What a lovely intention to give to your every mundane, frazzled day. Of course there are a million things on your to-do list; they give you momentum, a place to practice, a beautiful life. Really. That trip to the dry cleaners is, if you use it correctly, the road to inner peace. If you don't let it waylay you into a frenzy of checklists and frustrations, running late and thinking only of those five minutes tonight when you will slip under the covers and read Entertainment Weekly until your eyes slide shut and you dream of writing checks while singing onstage in American Idol.

So lucky me for being just back from vacation. Rather than cower in front of the pile of things I healthily abandoned for a week (writing blog posts, depositing checks, making doctor appointments) I can take a deep breath of that freeing vacation air and walk forward with a lazy sense of adventure, ready for what comes and, more importantly, for what doesn't come just when I had planned.

Surya Namaskar A (Sun Salute A)

If you practice in a yoga studio, chances are you've done Surya Namaskar A before. Maybe a hundred times. Or more. And there's an equally good chance that, however great your intentions when you began class, there comes a point when they are nothing more than the glue between the more interesting asanas your teacher is throwing at you.
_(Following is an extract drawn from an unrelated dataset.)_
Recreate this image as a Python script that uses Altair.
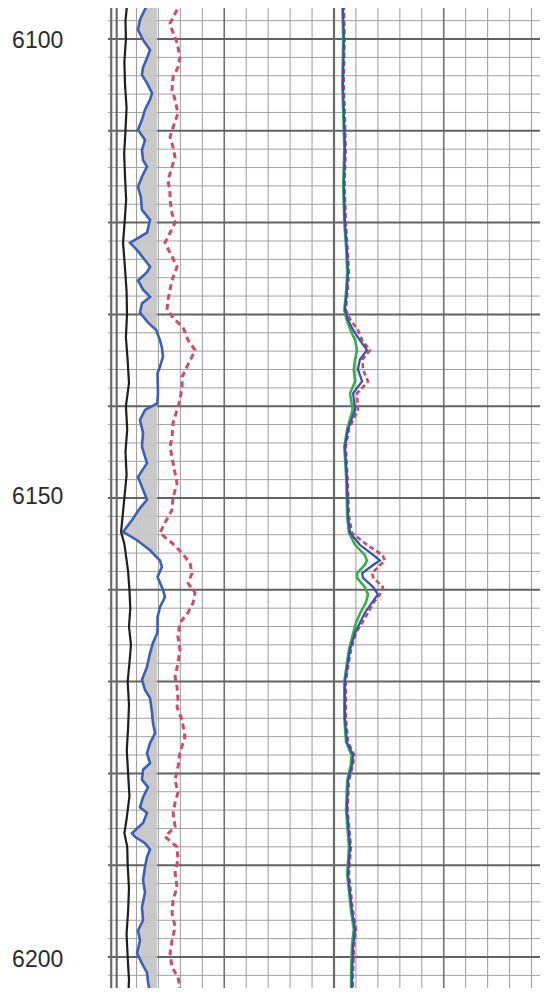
import altair as alt
import numpy as np
import pandas as pd

# ---------------- data (x values in chart-grid divisions: track 1 = 0..10, track 2 = 10..20) ----------------
gr_depth = [6096.3, 6097.9, 6099.0, 6100.1, 6101.2, 6102.1, 6103.1, 6103.9, 6104.8, 6105.9, 6106.6, 6107.7,
            6108.8, 6109.9, 6110.2, 6111.0, 6112.1, 6113.2, 6113.9, 6115.0, 6116.1, 6117.2, 6118.6, 6119.7,
            6121.1, 6122.2, 6123.0, 6124.1, 6124.8, 6125.4, 6126.3, 6127.3, 6128.1, 6128.8, 6129.8, 6130.9,
            6131.7, 6132.8, 6133.6, 6134.6, 6135.7, 6136.4, 6137.5, 6138.6, 6139.7, 6140.4, 6141.5, 6142.9,
            6144.4, 6146.2, 6147.7, 6149.1, 6150.2, 6151.1, 6152.4, 6153.7, 6154.6, 6155.7, 6156.8, 6157.5,
            6158.6, 6160.0, 6160.8, 6161.9, 6163.0, 6164.1, 6164.7, 6165.8, 6166.9, 6168.4, 6169.8, 6170.9,
            6171.8, 6173.4, 6174.5, 6175.6, 6176.7, 6177.8, 6178.9, 6179.6, 6180.7, 6181.5, 6182.6, 6183.7,
            6184.3, 6185.4, 6186.5, 6186.9, 6187.6, 6188.3, 6189.1, 6190.2, 6191.6, 6193.0, 6194.6, 6196.0,
            6197.1, 6198.2, 6199.6, 6200.7, 6201.7, 6202.8, 6203.9, 6204.7]
gr_value = [1.48, 1.16, 1.07, 1.30, 1.62, 1.48, 1.30, 1.25, 1.48, 1.71, 1.62, 1.39,
            1.25, 1.07, 1.16, 1.39, 1.25, 1.30, 1.48, 1.25, 1.07, 1.20, 1.25, 1.62,
            1.48, 0.71, 1.03, 1.39, 1.62, 1.48, 1.07, 1.30, 1.62, 1.25, 1.16, 1.53,
            1.90, 2.07, 2.16, 2.21, 2.07, 1.96, 1.97, 1.98, 1.95, 1.39, 1.16, 1.30,
            1.25, 1.48, 1.07, 1.30, 1.48, 1.16, 0.80, 0.39, 1.03, 1.62, 2.07, 2.16,
            1.96, 2.21, 2.30, 2.07, 1.96, 1.96, 1.95, 1.75, 1.62, 1.48, 1.25, 1.39,
            1.62, 1.71, 1.75, 1.85, 1.62, 1.48, 1.62, 1.30, 1.25, 1.53, 1.30, 1.16,
            1.48, 1.30, 0.80, 0.93, 1.39, 1.62, 1.48, 1.39, 1.30, 1.39, 1.25, 1.30,
            1.07, 1.16, 1.03, 1.25, 1.48, 1.53, 1.62, 1.65]
shale_base = 1.94

res_depth = [6096.8, 6098.3, 6099.0, 6100.4, 6102.0, 6103.1, 6104.1, 6105.6, 6106.6, 6108.1, 6109.6, 6110.7,
             6111.8, 6112.9, 6113.9, 6115.4, 6116.8, 6117.5, 6119.0, 6120.0, 6121.1, 6122.2, 6123.7, 6124.8,
             6126.3, 6127.3, 6128.4, 6129.5, 6130.6, 6131.4, 6132.8, 6133.9, 6134.6, 6135.7, 6136.8, 6137.9,
             6139.3, 6140.4, 6141.8, 6143.4, 6144.4, 6146.2, 6148.4, 6149.9, 6151.3, 6152.7, 6153.8, 6154.9,
             6156.0, 6157.1, 6158.2, 6159.3, 6160.3, 6161.4, 6162.5, 6163.6, 6165.1, 6166.5, 6168.0, 6169.5,
             6170.6, 6171.8, 6172.8, 6174.2, 6176.0, 6177.8, 6179.3, 6180.7, 6182.1, 6183.2, 6184.3, 6185.8,
             6186.9, 6188.0, 6189.4, 6190.8, 6192.4, 6193.8, 6195.2, 6196.7, 6198.2, 6199.6, 6201.1, 6202.2,
             6203.3, 6204.5]
res_value = [2.85, 2.53, 2.62, 2.85, 2.98, 2.89, 2.67, 2.62, 2.76, 2.89, 2.67, 2.53,
             2.67, 2.76, 2.62, 2.44, 2.53, 2.53, 2.62, 2.76, 2.53, 2.30, 2.62, 2.85,
             2.62, 2.53, 2.44, 2.39, 2.76, 3.12, 3.35, 3.67, 3.53, 3.30, 3.08, 3.08,
             2.98, 2.85, 2.67, 2.62, 2.53, 2.67, 2.85, 2.67, 2.62, 2.30, 2.07, 2.62,
             3.08, 3.44, 3.53, 3.35, 3.67, 3.58, 3.35, 2.98, 2.89, 2.98, 2.89, 2.76,
             2.85, 2.89, 2.85, 3.08, 3.21, 2.98, 2.89, 2.76, 2.89, 2.76, 2.67, 2.76,
             2.30, 2.85, 2.89, 2.76, 2.85, 2.67, 2.62, 2.76, 2.62, 2.53, 2.62, 2.89,
             2.98, 2.85]

cal_depth = [6096.3, 6098, 6100, 6102.5, 6105, 6107.5, 6110, 6112.5, 6115, 6117.5, 6120, 6122.2, 6125,
             6127.5, 6130, 6132.5, 6135, 6137.5, 6140, 6142.5, 6145, 6147.5, 6150, 6153.7, 6155, 6158,
             6160, 6162, 6164, 6166, 6168, 6170, 6172.5, 6175, 6177.5, 6180, 6182.5, 6185, 6186.5,
             6188, 6190, 6192.5, 6195, 6197.5, 6200, 6202.5, 6204.7]
cal_value = [0.57, 0.50, 0.52, 0.45, 0.48, 0.55, 0.50, 0.44, 0.48, 0.53, 0.46, 0.39, 0.48,
             0.55, 0.57, 0.52, 0.60, 0.66, 0.52, 0.58, 0.50, 0.55, 0.45, 0.30, 0.45, 0.62,
             0.68, 0.72, 0.66, 0.75, 0.68, 0.60, 0.66, 0.62, 0.56, 0.62, 0.68, 0.55, 0.45,
             0.58, 0.60, 0.66, 0.62, 0.55, 0.60, 0.66, 0.62]

t2_depth = [6096.3, 6100, 6105, 6108, 6112, 6116, 6120, 6123, 6125.4, 6127.3, 6129.5, 6130.6, 6131.7,
            6132.8, 6133.9, 6134.9, 6136.0, 6137.3, 6138.6, 6140.4, 6142.5, 6144.4, 6148, 6152, 6153.8,
            6155.1, 6156.2, 6156.8, 6157.3, 6158.2, 6158.7, 6159.7, 6160.5, 6161.4, 6162.5, 6163.6, 6164.7,
            6166.5, 6167.8, 6170, 6174, 6176.6, 6178, 6179.1, 6180.8, 6184, 6188, 6191, 6195, 6197,
            6198.8, 6202, 6204.7]
t2_blue = [10.41, 10.45, 10.41, 10.45, 10.50, 10.45, 10.50, 10.59, 10.64, 10.59, 10.50, 10.64, 10.87,
           11.18, 11.50, 11.18, 11.09, 11.28, 10.87, 10.96, 10.64, 10.50, 10.59, 10.64, 10.73,
           11.18, 11.78, 12.09, 11.78, 11.28, 11.32, 11.78, 12.00, 11.73, 11.41, 11.18, 10.96,
           10.73, 10.64, 10.50, 10.50, 10.59, 10.87, 10.82, 10.64, 10.59, 10.73, 10.64, 10.82, 10.96,
           10.87, 10.82, 10.82]
t2_red = [10.45, 10.48, 10.44, 10.49, 10.53, 10.48, 10.54, 10.62, 10.68, 10.62, 10.54, 10.75, 11.09,
          11.28, 11.64, 11.30, 11.32, 11.55, 11.05, 11.09, 10.68, 10.54, 10.62, 10.68, 10.82,
          11.50, 12.20, 12.32, 12.10, 11.73, 11.80, 12.23, 12.10, 11.80, 11.55, 11.28, 11.00,
          10.78, 10.68, 10.54, 10.54, 10.64, 10.92, 10.86, 10.68, 10.62, 10.77, 10.68, 10.86, 11.00,
          10.91, 10.86, 10.86]
t2_green = [10.38, 10.42, 10.38, 10.42, 10.47, 10.42, 10.47, 10.56, 10.60, 10.56, 10.47, 10.58, 10.75,
            10.96, 11.05, 10.96, 10.90, 10.96, 10.73, 10.85, 10.60, 10.47, 10.56, 10.60, 10.68,
            10.96, 11.40, 11.50, 11.40, 11.05, 11.05, 11.40, 11.55, 11.45, 11.20, 11.00, 10.88,
            10.68, 10.60, 10.47, 10.47, 10.55, 10.80, 10.76, 10.60, 10.55, 10.68, 10.60, 10.78, 10.90,
            10.82, 10.78, 10.78]

depth_labels = ["6100", "6150", "6200"]
label_depths = [6100.2, 6149.9, 6200.3]

v_thin = [1, 2, 3, 4, 6, 7, 8, 9, 11, 12, 13, 14, 16, 17, 18, 19]
v_mid = [5, 15]
v_thick = [-0.15, 0.1, 10]
h_thin = [d for d in range(6098, 6205, 2) if d % 10 != 0]
h_thick = list(range(6100, 6201, 10))

X_DOMAIN = [-4.852, 19.385]
Y_DOMAIN = [6096.62, 6203.38]
GRID_LEFT = -0.3

# ---------------- frames ----------------
gr_df = pd.DataFrame({"depth": gr_depth, "v": gr_value})
gr_df["fill_left"] = np.minimum(gr_df["v"], shale_base)
gr_df["fill_right"] = shale_base
res_df = pd.DataFrame({"depth": res_depth, "v": res_value})
cal_df = pd.DataFrame({"depth": cal_depth, "v": cal_value})
t2b = pd.DataFrame({"depth": t2_depth, "v": t2_blue})
t2r = pd.DataFrame({"depth": t2_depth, "v": t2_red})
t2g = pd.DataFrame({"depth": t2_depth, "v": t2_green})
lab_df = pd.DataFrame({"depth": label_depths, "label": depth_labels})

xs = alt.Scale(domain=X_DOMAIN, nice=False, zero=False)
ys = alt.Scale(domain=Y_DOMAIN, nice=False, zero=False, reverse=True)


def X(field):
    return alt.X(field, type="quantitative", scale=xs, axis=None)


def Y():
    return alt.Y("depth:Q", scale=ys, axis=None)


def vrules(vals, color, width):
    return alt.Chart(pd.DataFrame({"v": vals})).mark_rule(color=color, strokeWidth=width).encode(
        x=X("v"))


def hrules(vals, color, width):
    return alt.Chart(pd.DataFrame({"depth": vals})).mark_rule(color=color, strokeWidth=width).encode(
        y=Y(), x=alt.XDatum(GRID_LEFT, scale=xs, axis=None), x2=alt.X2Datum(X_DOMAIN[1]))


def curve(df, color, width, dash=None):
    kw = dict(color=color, strokeWidth=width, interpolate="linear", clip=True)
    if dash:
        kw["strokeDash"] = dash
    return alt.Chart(df).mark_line(**kw).encode(x=X("v"), y=Y(), order="depth:Q")


grid = [
    hrules(h_thin, "#a0a0a0", 1),
    vrules(v_thin, "#9a9a9a", 1),
    vrules(v_mid, "#707070", 1.6),
    hrules(h_thick, "#626262", 2),
    vrules(v_thick, "#6a6a6a", 2.2),
]

shade = alt.Chart(gr_df).mark_area(orient="horizontal", color="#c6c6c6", opacity=0.95,
                                   interpolate="linear", clip=True).encode(
    y=Y(), x=X("fill_left"), x2="fill_right:Q")

labels = alt.Chart(lab_df).mark_text(font="Liberation Sans", fontSize=23, color="#2a2a2a",
                                     align="center", baseline="middle").encode(
    y=Y(), x=alt.XDatum(-3.5, scale=xs, axis=None), text="label:N")

chart = alt.layer(
    *grid,
    shade,
    curve(cal_df, "#1e1e1e", 2.2),
    curve(gr_df, "#3d5fb5", 2.6),
    curve(res_df, "#cf4d68", 3, [6, 4]),
    curve(t2g, "#3aae4c", 2.6),
    curve(t2r, "#c84a66", 2.6, [5, 3]),
    curve(t2b, "#3550b0", 2.2),
    labels,
).properties(
    width=532, height=980, padding=0,
    autosize=alt.AutoSizeParams(type="none"),
    background="white",
).configure_view(stroke=None)

chart.save("out.html", embed_options={"renderer": "svg", "actions": False})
There is a reason (of course) that the astanga sequence begins with five rounds of Surya Namaskar A. Sure, it physically warms you and works your joints, preparing your body for the practice to come. But it is also the time to settle your mind. The repetition is both a challenge and a vehicle for quieting your mind. Done it before? Not a reason to mentally wander to your to do list. To the contrary, a perfect time to be aware of how easy it would be to let your mind slip away.

So, you see, beginning a practice with Surya Namaskar A provides the answer I was looking for this morning. It is the structure that makes everything else possible. Without it, how would I ever be able to soar?